05.28.12

Memorial Day

Posted in Permanent Fail, War On Terror at 8:30 am by George Smith

The general American attitude toward war: Our troops are the greatest as long as I don’t have to serve and I promise to make appreciative mouth noises or go to parades on key days of remembrance … The honest approach: Admitting you don’t give a rat’s ass about Memorial Day as long as you get hot dogs and hamburgers. I don’t buy the argument that anyone’s fought for my freedoms in the last ten years.

The military, our political leadership, and the people all wanted a fighting force that was unrepresentative of the nation and only a sliver of the population. One that would insulate the country from Viet Nam-style war protest because the sacrifice is not shared.

And that’s what they have.

And this is impolite and churlish but accurate:

The US military, despite being the largest, most well-equipped and capitalized of any in world history, is BAD. It smashes weakling countries and bombs the guilty as well as the innocent who have nothing in the desperate places of the world, delivering it all with a special brand of American pomposity that tolerates no soul-searching or regret.

It is thought to be led by men deemed the best and the brightest. So best and bright the majority of Americans cannot name one general, admiral, or even the guy who led the force that invaded Iraq a decade ago.

And, finally, making my point, Elisabeth Bumiller at the New York Times, interviewing officers, whose names you don’t recognize and won’t remember, who have written books no one will read who isn’t required to as part of a West Point course, drawn from battles no one who wasn’t there knows about. (Note that we’ve been at war so long a child who lost a father on 9/11 is now graduating from cadet school. That’s serious evidence of fail.)

If these guys are scholars of anything making arguments worth consideration by anyone outside their insular profession of national war-making, I’m Ernest Hemingway.

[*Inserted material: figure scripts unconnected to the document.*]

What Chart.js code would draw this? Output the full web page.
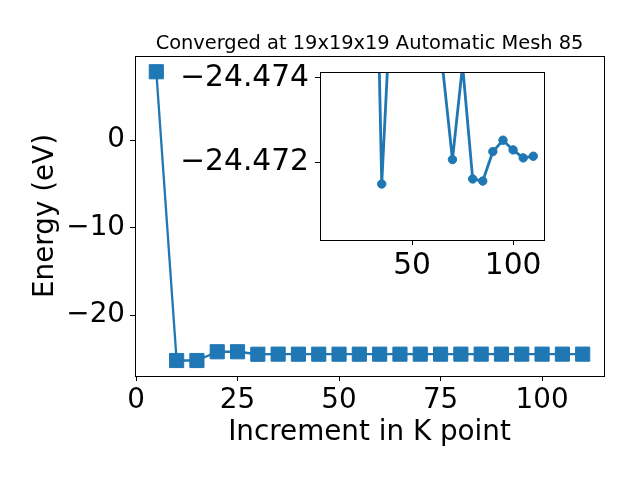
<!DOCTYPE html>
<html lang="en">
  <head>
    <meta charset="UTF-8" />
    <title>K point convergence</title>
    <style>
      body {
        margin: 0;
        background-color: #ffffff;
      }

      #wrap {
        position: relative;
        width: 640px;
        height: 480px;
      }

      #mainChart {
        position: absolute;
        left: 0;
        top: 0;
      }

      #insetChart {
        position: absolute;
        left: 170px;
        top: 40px;
      }
    </style>
  </head>
  <body>
    <div id="wrap">
      <canvas id="mainChart" width="640" height="480"></canvas>
      <canvas id="insetChart" width="390" height="260"></canvas>
    </div>

    <script src="https://cdn.jsdelivr.net/npm/chart.js@4.4.0/dist/chart.umd.min.js"></script>
    <script>
      // main plot data
      const kPoints = [5, 10, 15, 20, 25, 30, 35, 40, 45, 50, 55, 60, 65, 70, 75, 80, 85, 90, 95, 100, 105, 110];
      const energy = [7.8, -25.2, -25.2, -24.2, -24.2, -24.4827, -24.47148, -24.4763, -24.477, -24.4768, -24.4762,
        -24.4755, -24.4743, -24.47206, -24.4743, -24.4716, -24.47155, -24.47225, -24.47252, -24.47229, -24.4721, -24.47214];

      // inset (zoomed) data
      const insetK = [30, 35, 40, 45, 50, 55, 60, 65, 70, 75, 80, 85, 90, 95, 100, 105, 110];
      const insetEnergy = [-24.4827, -24.47148, -24.4763, -24.477, -24.4768, -24.4762, -24.4755, -24.4743, -24.47206,
        -24.4743, -24.4716, -24.47155, -24.47225, -24.47252, -24.47229, -24.4721, -24.47214];

      // tick labels
      const xTicks = [0, 25, 50, 75, 100];
      const yTicks = [0, -10, -20];
      const insetXTicks = [50, 100];
      const insetYTicks = [-24.474, -24.472];

      const titleText = "Converged at 19x19x19 Automatic Mesh 85";
      const blue = "#1f77b4";
      const font = "'DejaVu Sans', sans-serif";

      function minusSign(v, digits) {
        const s = digits ? Math.abs(v).toFixed(digits) : String(Math.abs(v));
        return v < 0 ? "\u2212" + s : s;
      }

      // draws the box around the plot area (and white face for the inset)
      const framePlugin = {
        id: "frame",
        beforeDraw(chart, args, opts) {
          const a = chart.chartArea;
          const ctx = chart.ctx;
          if (opts.fill) {
            ctx.save();
            ctx.fillStyle = "#ffffff";
            ctx.fillRect(a.left, a.top, a.right - a.left, a.bottom - a.top);
            ctx.restore();
          }
        },
        afterDraw(chart, args, opts) {
          const a = chart.chartArea;
          const ctx = chart.ctx;
          ctx.save();
          ctx.strokeStyle = "#000000";
          ctx.lineWidth = 1;
          ctx.strokeRect(Math.round(a.left) + 0.5, Math.round(a.top) + 0.5,
            Math.round(a.right - a.left), Math.round(a.bottom - a.top));
          if (opts.title) {
            ctx.fillStyle = "#000000";
            ctx.font = "19.4px " + font;
            ctx.textAlign = "center";
            ctx.textBaseline = "alphabetic";
            ctx.fillText(opts.title, (a.left + a.right) / 2, 49);
          }
          ctx.restore();
        },
      };

      function tickGrid() {
        return {
          display: true,
          drawOnChartArea: false,
          drawTicks: true,
          tickLength: 5,
          color: "#000000",
          lineWidth: 1,
        };
      }

      // main chart
      new Chart(document.getElementById("mainChart"), {
        type: "line",
        data: {
          datasets: [
            {
              data: kPoints.map((k, i) => ({ x: k, y: energy[i] })),
              borderColor: blue,
              backgroundColor: blue,
              borderWidth: 2.3,
              borderJoinStyle: "round",
              pointStyle: "rect",
              pointRadius: 10,
              pointBorderWidth: 1,
              tension: 0,
            },
          ],
        },
        plugins: [framePlugin],
        options: {
          responsive: false,
          animation: false,
          devicePixelRatio: 1,
          layout: { padding: { left: 0, right: 36, top: 56, bottom: 0 } },
          plugins: {
            legend: { display: false },
            tooltip: { enabled: false },
            frame: { title: titleText, fill: false },
          },
          scales: {
            x: {
              type: "linear",
              min: -0.25,
              max: 115.25,
              afterBuildTicks: (s) => { s.ticks = xTicks.map((v) => ({ value: v })); },
              afterFit: (s) => { s.height = 104; },
              grid: tickGrid(),
              border: { display: false },
              ticks: { color: "#000", font: { family: font, size: 27.8 }, padding: 3, maxRotation: 0 },
              title: {
                display: true,
                text: "Increment in K point",
                color: "#000",
                font: { family: font, size: 27.8 },
                padding: { top: 0, bottom: 31 },
              },
            },
            y: {
              type: "linear",
              min: -26.97,
              max: 9.6,
              afterBuildTicks: (s) => { s.ticks = yTicks.map((v) => ({ value: v })); },
              afterFit: (s) => { s.width = 135; },
              grid: tickGrid(),
              border: { display: false },
              ticks: {
                color: "#000",
                font: { family: font, size: 27.8 },
                padding: 5,
                callback: (v) => minusSign(v),
              },
              title: {
                display: true,
                text: "Energy (eV)",
                color: "#000",
                font: { family: font, size: 27.8 },
                padding: { top: 29, bottom: 0 },
              },
            },
          },
        },
      });

      // inset chart
      new Chart(document.getElementById("insetChart"), {
        type: "line",
        data: {
          datasets: [
            {
              data: insetK.map((k, i) => ({ x: k, y: insetEnergy[i] })),
              borderColor: blue,
              backgroundColor: blue,
              borderWidth: 2.8,
              borderJoinStyle: "round",
              pointStyle: "circle",
              pointRadius: 4.2,
              pointBorderWidth: 1,
              tension: 0,
            },
          ],
        },
        plugins: [framePlugin],
        options: {
          responsive: false,
          animation: false,
          devicePixelRatio: 1,
          layout: { padding: { left: 0, right: 16, top: 32, bottom: 0 } },
          plugins: {
            legend: { display: false },
            tooltip: { enabled: false },
            frame: { fill: true },
          },
          scales: {
            x: {
              type: "linear",
              min: 4.45,
              max: 115.3,
              afterBuildTicks: (s) => { s.ticks = insetXTicks.map((v) => ({ value: v })); },
              afterFit: (s) => { s.height = 60; },
              grid: tickGrid(),
              border: { display: false },
              ticks: { color: "#000", font: { family: font, size: 29.7 }, padding: 3, maxRotation: 0 },
            },
            y: {
              type: "linear",
              reverse: true,
              min: -24.47414,
              max: -24.47015,
              afterBuildTicks: (s) => { s.ticks = insetYTicks.map((v) => ({ value: v })); },
              afterFit: (s) => { s.width = 150; },
              grid: tickGrid(),
              border: { display: false },
              ticks: {
                color: "#000",
                font: { family: font, size: 29.7 },
                padding: 6,
                callback: (v) => minusSign(v, 3),
              },
            },
          },
        },
      });
    </script>
  </body>
</html>
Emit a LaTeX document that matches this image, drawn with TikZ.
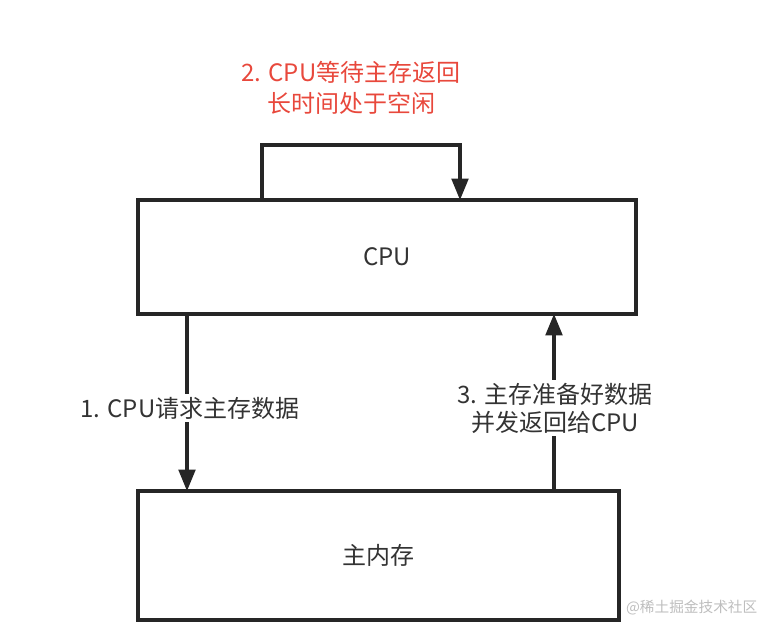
\documentclass[tikz,border=0pt]{standalone}
\usepackage{fontspec}
\setmainfont{Noto Sans CJK SC}
\usetikzlibrary{arrows.meta}
\definecolor{txt}{RGB}{51,51,51}
\definecolor{redtxt}{RGB}{232,72,60}
\definecolor{wm}{RGB}{190,190,190}
\begin{document}
\begin{tikzpicture}[x=0.75pt,y=-0.75pt,
  box/.style={draw=black!85,line width=2.3pt,inner sep=0pt},
  conn/.style={draw=black!85,line width=2.3pt,-{Triangle[length=16pt,width=12.5pt]}},
  lbl/.style={fill=white,text=txt,font=\fontsize{18}{21}\selectfont,align=center,inner sep=2pt},
  redlbl/.style={text=redtxt,font=\fontsize{18}{23}\selectfont,align=center}]
\useasboundingbox (0,0) rectangle (765,627);
\node[box,minimum width=498*0.75pt,minimum height=114*0.75pt] (cpu) at (387,257) {};
\node[text=txt,font=\fontsize{18}{21}\selectfont] (cputxt) at (cpu.center) {CPU};
\node[box,minimum width=481*0.75pt,minimum height=129*0.75pt] (mem) at (378.5,555.5) {};
\node[text=txt,font=\fontsize{18}{21}\selectfont] (memtxt) at (mem.center) {主内存};
% loop arrow
\coordinate (l1) at (262,200);
\coordinate (l2) at (460,200);
\draw[conn] (l1) -- (262,145) -- (460,145) -- (l2);
\node[redlbl] (wait) at (351,88) {2. CPU等待主存返回\\长时间处于空闲};
% arrow 1
\coordinate (a1s) at (187,314);
\coordinate (a1e) at (187,491);
\draw[conn] (a1s) -- (a1e);
\node[lbl] (req) at (190,408) {1. CPU请求主存数据};
% arrow 3
\coordinate (a3s) at (554,491);
\coordinate (a3e) at (554,314);
\draw[conn] (a3s) -- (a3e);
\node[lbl] (ret) at (555,408) {3. 主存准备好数据\\并发返回给CPU};
\node[text=wm,font=\fontsize{11}{13}\selectfont,anchor=east] (wmk) at (762,608) {@稀土掘金技术社区};
\end{tikzpicture}
\end{document}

Good news, lads! Good news. It’s Memorial Day.

4 Comments

  1. Chuck said,

    May 28, 2012 at 6:16 pm

    I used to attend Memorial Day ceremonies at the local cemeteries. It just seemed to be the right thing to do.

    Then the politicians and military brass discovered them. When an army general spent 30 minutes talking about himself and his programs, I stopped going. The posturing by government officials who had never seen a day of military service was bad enough, but the general put such a bad taste in my mouth, I never have been able to attend another.

  2. George Smith said,

    May 29, 2012 at 7:48 am

    The pro forma: We’ll continue to have the biggest military, ever, despite the cost to everyone else.

    “We have two courses we can follow: One is to follow in the pathway of Europe, to shrink our military smaller and smaller to pay for our social needs …The other is to commit to preserve America as the strongest military in the world, second to none, with no comparable power anywhere in the world.”

    In San Diego, the only place outside the sticks in California where they’ll vote for him. He knows it, too, so the only reason he was there was to have the military gear in the background.

  3. Chuck said,

    May 29, 2012 at 7:53 am

    I think it’s interesting that very little has been made of the fact that it’s the bicentennial of the War of 1812–a blatant attempt at a land-grab by the US that failed miserably.

    I didn’t see any mention of the “fallen of the 1812 war” in any of the Memorial Day squibs.

  4. George Smith said,

    May 29, 2012 at 8:08 am

    Ha, yeah. Contributing factor — historical recognition is now so bad in this country I’d reckon about 90 percent of the population couldn’t even tell you who it was against.